======== Material for this exercise
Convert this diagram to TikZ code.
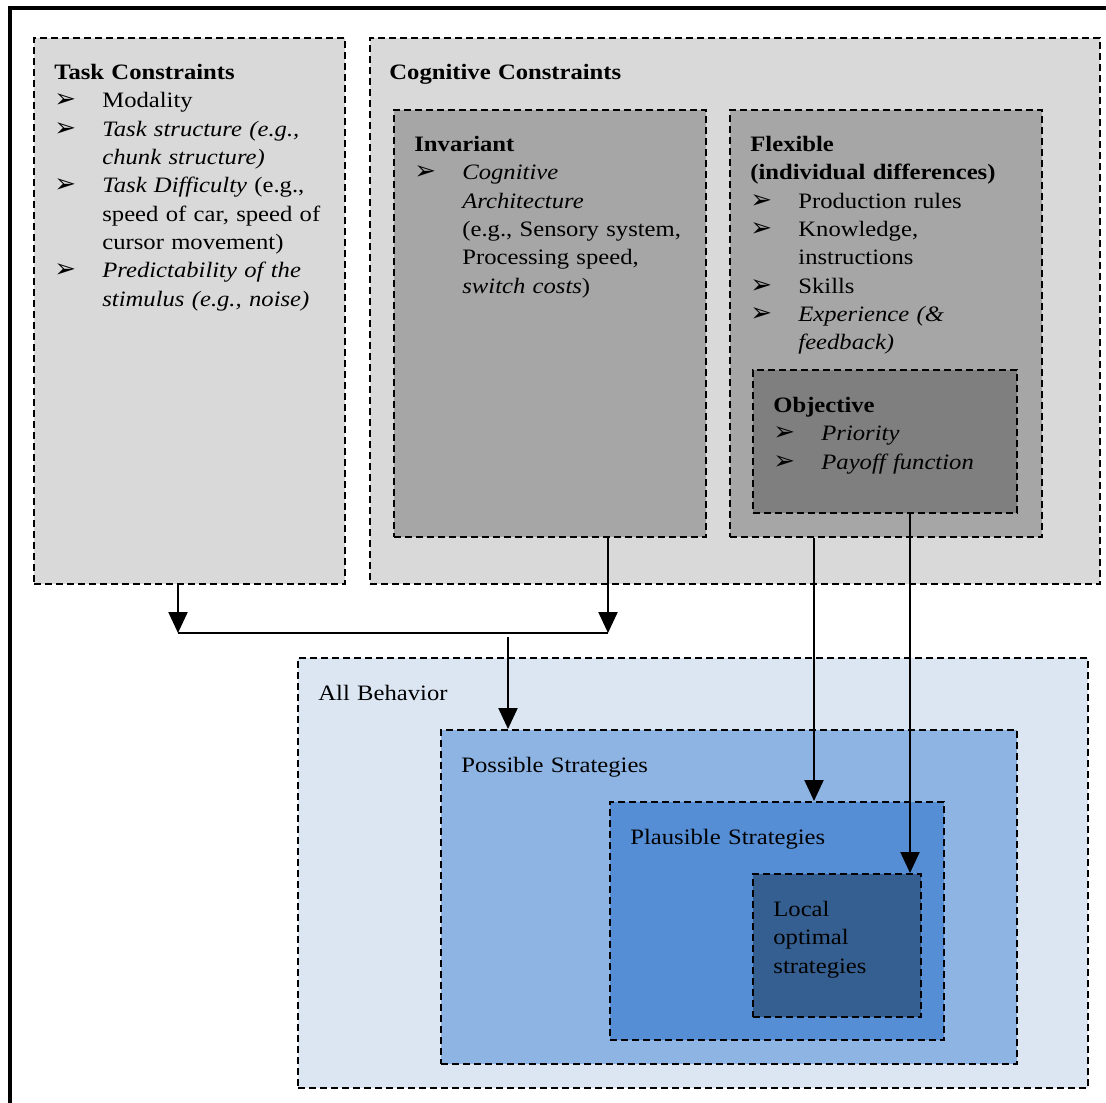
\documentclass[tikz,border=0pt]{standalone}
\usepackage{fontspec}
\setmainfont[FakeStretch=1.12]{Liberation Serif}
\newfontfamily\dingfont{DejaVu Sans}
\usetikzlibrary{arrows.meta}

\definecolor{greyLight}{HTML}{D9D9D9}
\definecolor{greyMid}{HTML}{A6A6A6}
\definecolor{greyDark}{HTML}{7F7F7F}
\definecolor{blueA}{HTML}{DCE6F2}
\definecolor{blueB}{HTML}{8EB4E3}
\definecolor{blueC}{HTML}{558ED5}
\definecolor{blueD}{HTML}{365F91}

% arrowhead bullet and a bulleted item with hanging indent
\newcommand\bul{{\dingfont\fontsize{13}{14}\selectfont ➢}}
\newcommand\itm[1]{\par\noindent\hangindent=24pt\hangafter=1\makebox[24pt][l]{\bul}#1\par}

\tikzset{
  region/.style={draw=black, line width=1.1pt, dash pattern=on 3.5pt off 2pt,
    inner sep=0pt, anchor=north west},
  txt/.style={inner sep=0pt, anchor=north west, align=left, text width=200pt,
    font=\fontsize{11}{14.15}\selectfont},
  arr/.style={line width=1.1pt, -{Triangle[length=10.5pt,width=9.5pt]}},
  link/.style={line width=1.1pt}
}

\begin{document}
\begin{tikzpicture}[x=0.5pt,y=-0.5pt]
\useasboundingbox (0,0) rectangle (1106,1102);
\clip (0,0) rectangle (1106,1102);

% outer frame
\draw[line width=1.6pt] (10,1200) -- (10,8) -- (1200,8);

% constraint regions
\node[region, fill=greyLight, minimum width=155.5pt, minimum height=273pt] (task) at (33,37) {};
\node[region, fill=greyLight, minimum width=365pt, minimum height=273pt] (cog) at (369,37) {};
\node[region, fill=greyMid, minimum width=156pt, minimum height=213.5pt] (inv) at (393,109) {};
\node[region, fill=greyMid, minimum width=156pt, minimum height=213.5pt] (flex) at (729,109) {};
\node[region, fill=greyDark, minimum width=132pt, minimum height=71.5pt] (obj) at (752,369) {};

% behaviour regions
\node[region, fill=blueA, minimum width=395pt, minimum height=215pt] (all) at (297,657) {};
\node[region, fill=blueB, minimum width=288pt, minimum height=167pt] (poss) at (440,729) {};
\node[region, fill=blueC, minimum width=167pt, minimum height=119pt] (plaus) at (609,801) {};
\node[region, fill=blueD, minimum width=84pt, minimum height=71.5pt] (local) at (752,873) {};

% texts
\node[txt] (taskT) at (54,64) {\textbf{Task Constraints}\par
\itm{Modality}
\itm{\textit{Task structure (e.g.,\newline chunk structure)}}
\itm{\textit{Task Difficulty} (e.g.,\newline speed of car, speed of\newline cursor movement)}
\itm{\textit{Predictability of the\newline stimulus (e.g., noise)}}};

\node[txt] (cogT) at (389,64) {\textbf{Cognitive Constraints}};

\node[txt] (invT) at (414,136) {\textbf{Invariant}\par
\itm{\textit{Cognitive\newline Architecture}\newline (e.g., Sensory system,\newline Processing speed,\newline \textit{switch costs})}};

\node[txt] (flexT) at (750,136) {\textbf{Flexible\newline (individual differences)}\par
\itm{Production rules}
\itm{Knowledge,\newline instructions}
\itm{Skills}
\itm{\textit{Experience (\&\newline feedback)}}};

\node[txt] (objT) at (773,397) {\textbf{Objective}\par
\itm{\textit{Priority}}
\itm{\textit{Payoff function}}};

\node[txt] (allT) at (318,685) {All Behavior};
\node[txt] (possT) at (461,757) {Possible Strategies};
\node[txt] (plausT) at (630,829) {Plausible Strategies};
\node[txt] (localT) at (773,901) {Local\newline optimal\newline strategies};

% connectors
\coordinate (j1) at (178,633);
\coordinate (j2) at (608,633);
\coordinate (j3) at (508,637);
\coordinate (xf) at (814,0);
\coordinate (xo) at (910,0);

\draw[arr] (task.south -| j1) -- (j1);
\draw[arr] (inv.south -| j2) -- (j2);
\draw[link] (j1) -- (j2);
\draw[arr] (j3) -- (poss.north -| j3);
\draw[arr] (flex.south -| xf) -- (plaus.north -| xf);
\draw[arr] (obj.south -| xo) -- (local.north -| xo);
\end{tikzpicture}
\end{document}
================
======== Material for this exercise
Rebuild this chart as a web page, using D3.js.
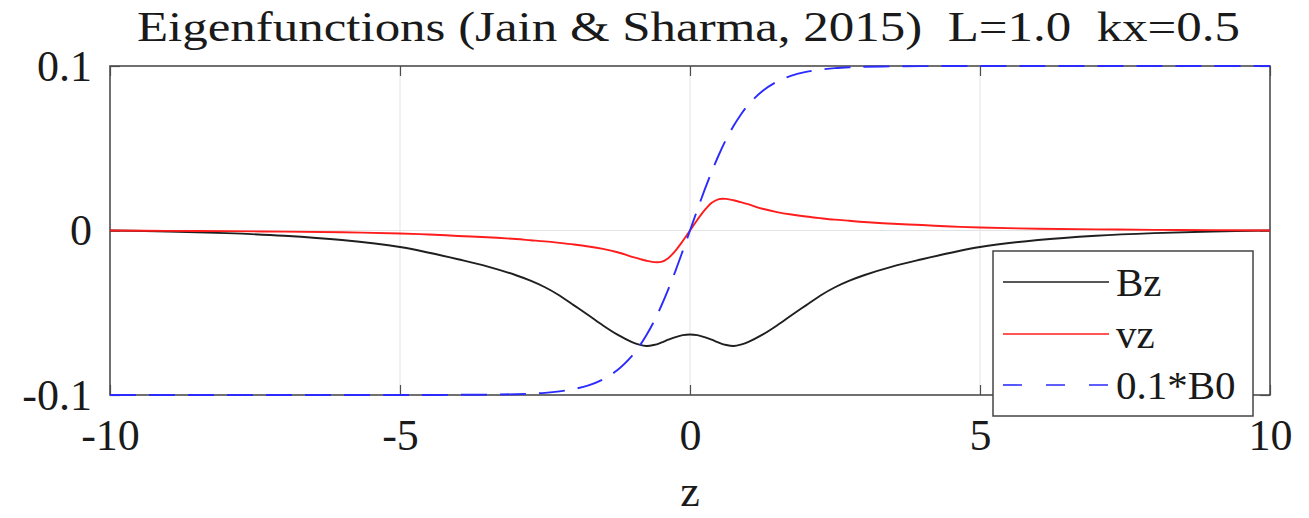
================
======== Material for this exercise
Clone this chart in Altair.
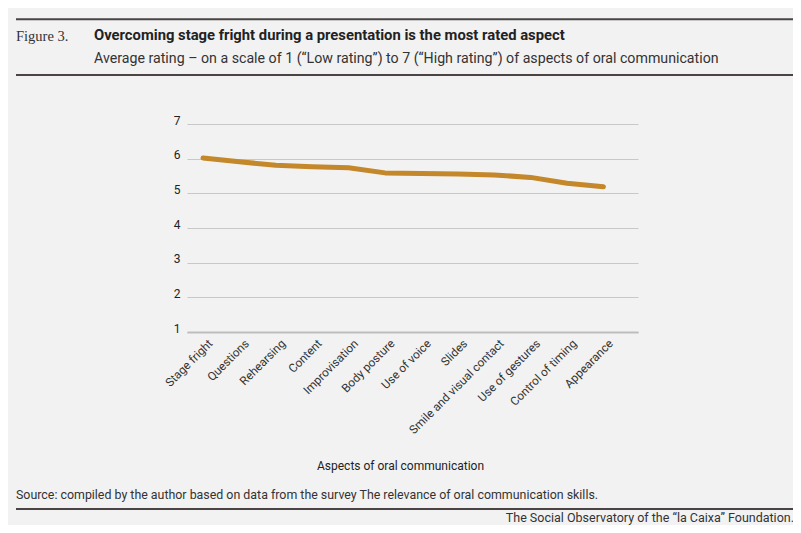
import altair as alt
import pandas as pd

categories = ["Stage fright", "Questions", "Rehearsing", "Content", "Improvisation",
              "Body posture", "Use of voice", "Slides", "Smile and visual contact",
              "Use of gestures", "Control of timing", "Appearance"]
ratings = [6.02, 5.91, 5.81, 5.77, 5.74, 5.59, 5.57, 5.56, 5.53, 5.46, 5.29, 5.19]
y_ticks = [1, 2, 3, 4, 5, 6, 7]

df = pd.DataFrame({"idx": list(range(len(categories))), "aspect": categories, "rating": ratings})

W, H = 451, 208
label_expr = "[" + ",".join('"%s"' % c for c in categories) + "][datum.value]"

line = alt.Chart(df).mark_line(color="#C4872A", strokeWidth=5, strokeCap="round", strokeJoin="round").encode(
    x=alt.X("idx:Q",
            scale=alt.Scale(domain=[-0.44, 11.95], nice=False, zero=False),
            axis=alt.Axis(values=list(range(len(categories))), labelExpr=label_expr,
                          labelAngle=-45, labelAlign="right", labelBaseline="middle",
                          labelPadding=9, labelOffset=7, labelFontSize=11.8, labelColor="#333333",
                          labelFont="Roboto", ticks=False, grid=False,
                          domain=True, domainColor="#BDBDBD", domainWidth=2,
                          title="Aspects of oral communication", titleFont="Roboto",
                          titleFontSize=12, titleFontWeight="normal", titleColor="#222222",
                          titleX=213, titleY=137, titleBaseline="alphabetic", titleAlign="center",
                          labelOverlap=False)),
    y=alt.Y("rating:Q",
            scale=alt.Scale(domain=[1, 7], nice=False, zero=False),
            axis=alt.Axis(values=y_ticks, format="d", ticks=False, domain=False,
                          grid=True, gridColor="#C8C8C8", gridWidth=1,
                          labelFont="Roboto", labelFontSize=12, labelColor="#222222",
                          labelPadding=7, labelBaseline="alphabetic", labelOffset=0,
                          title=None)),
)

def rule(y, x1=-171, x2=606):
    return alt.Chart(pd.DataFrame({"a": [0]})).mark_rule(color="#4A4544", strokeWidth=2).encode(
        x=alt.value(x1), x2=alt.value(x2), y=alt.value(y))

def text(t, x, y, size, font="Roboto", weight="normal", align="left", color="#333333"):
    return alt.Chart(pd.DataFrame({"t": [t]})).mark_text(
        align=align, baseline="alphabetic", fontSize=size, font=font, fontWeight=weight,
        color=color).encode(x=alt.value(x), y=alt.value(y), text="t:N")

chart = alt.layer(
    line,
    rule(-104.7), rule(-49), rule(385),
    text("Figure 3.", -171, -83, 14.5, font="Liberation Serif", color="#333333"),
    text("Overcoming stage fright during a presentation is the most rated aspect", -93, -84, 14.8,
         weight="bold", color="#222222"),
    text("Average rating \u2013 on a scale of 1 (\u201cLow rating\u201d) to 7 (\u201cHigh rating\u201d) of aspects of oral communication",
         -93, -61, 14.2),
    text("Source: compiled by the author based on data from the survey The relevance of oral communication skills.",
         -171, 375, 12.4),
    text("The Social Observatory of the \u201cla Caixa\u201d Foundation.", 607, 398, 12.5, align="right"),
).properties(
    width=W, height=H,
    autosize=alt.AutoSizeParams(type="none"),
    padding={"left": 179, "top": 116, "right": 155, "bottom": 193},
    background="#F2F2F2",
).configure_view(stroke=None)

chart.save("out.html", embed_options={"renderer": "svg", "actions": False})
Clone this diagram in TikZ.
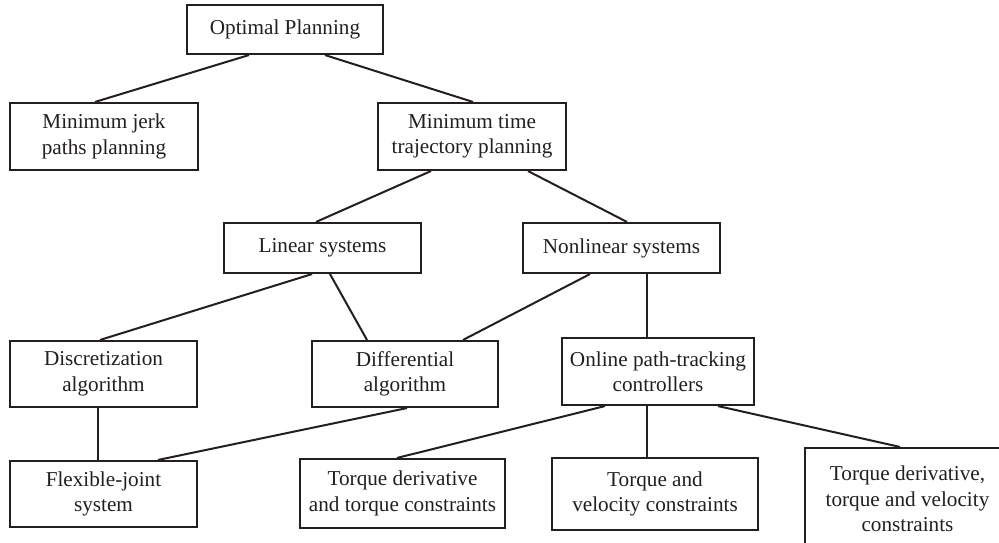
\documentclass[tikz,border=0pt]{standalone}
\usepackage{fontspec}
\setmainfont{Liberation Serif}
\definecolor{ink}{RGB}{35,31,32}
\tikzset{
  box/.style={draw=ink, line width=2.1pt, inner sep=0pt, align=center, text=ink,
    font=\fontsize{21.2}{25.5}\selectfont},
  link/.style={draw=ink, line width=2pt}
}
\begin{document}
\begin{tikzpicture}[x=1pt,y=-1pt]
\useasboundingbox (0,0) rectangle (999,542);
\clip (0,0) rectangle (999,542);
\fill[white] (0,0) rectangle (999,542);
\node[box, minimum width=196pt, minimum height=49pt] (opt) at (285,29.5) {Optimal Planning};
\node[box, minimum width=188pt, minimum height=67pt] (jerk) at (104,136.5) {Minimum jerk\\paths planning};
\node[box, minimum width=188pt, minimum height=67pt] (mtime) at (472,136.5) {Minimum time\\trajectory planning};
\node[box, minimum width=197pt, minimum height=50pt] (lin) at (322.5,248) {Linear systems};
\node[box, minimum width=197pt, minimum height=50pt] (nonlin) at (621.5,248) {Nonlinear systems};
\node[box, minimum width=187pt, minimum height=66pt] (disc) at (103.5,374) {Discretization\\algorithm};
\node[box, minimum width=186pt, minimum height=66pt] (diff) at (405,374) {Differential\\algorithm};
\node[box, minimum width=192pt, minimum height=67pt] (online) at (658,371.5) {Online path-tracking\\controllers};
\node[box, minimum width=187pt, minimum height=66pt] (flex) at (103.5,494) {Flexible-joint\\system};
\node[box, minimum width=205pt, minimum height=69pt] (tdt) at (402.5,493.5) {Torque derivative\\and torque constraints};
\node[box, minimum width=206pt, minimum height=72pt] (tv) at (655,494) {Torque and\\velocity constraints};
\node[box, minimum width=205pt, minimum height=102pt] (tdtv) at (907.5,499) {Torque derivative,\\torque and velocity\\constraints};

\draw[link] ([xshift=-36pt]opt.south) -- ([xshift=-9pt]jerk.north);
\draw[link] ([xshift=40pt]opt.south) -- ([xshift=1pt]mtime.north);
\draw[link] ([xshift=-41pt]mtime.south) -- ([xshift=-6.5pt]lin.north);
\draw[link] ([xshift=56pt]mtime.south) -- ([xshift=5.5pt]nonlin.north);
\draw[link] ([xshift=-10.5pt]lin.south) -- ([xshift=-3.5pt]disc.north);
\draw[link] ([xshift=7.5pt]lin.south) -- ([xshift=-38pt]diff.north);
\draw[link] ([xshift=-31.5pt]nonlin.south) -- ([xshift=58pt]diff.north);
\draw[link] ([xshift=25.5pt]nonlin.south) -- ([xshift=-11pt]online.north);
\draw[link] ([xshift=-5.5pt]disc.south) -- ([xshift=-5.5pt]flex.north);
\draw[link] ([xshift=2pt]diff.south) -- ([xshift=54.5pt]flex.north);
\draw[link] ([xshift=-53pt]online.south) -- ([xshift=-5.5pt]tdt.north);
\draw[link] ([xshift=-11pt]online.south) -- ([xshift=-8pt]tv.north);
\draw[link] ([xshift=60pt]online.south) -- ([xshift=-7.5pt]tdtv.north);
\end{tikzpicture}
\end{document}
================
What to produce >>
Can you give again only the lines between the one containing "Convert this diagram to TikZ code." and the one containing "minimum width=132pt, minimum", counting both, exactly as they appear and without any pictures?

The completed task >>
Convert this diagram to TikZ code.
\documentclass[tikz,border=0pt]{standalone}
\usepackage{fontspec}
\setmainfont[FakeStretch=1.12]{Liberation Serif}
\newfontfamily\dingfont{DejaVu Sans}
\usetikzlibrary{arrows.meta}

\definecolor{greyLight}{HTML}{D9D9D9}
\definecolor{greyMid}{HTML}{A6A6A6}
\definecolor{greyDark}{HTML}{7F7F7F}
\definecolor{blueA}{HTML}{DCE6F2}
\definecolor{blueB}{HTML}{8EB4E3}
\definecolor{blueC}{HTML}{558ED5}
\definecolor{blueD}{HTML}{365F91}

% arrowhead bullet and a bulleted item with hanging indent
\newcommand\bul{{\dingfont\fontsize{13}{14}\selectfont ➢}}
\newcommand\itm[1]{\par\noindent\hangindent=24pt\hangafter=1\makebox[24pt][l]{\bul}#1\par}

\tikzset{
  region/.style={draw=black, line width=1.1pt, dash pattern=on 3.5pt off 2pt,
    inner sep=0pt, anchor=north west},
  txt/.style={inner sep=0pt, anchor=north west, align=left, text width=200pt,
    font=\fontsize{11}{14.15}\selectfont},
  arr/.style={line width=1.1pt, -{Triangle[length=10.5pt,width=9.5pt]}},
  link/.style={line width=1.1pt}
}

\begin{document}
\begin{tikzpicture}[x=0.5pt,y=-0.5pt]
\useasboundingbox (0,0) rectangle (1106,1102);
\clip (0,0) rectangle (1106,1102);

% outer frame
\draw[line width=1.6pt] (10,1200) -- (10,8) -- (1200,8);

% constraint regions
\node[region, fill=greyLight, minimum width=155.5pt, minimum height=273pt] (task) at (33,37) {};
\node[region, fill=greyLight, minimum width=365pt, minimum height=273pt] (cog) at (369,37) {};
\node[region, fill=greyMid, minimum width=156pt, minimum height=213.5pt] (inv) at (393,109) {};
\node[region, fill=greyMid, minimum width=156pt, minimum height=213.5pt] (flex) at (729,109) {};
\node[region, fill=greyDark, minimum width=132pt, minimum height=71.5pt] (obj) at (752,369) {};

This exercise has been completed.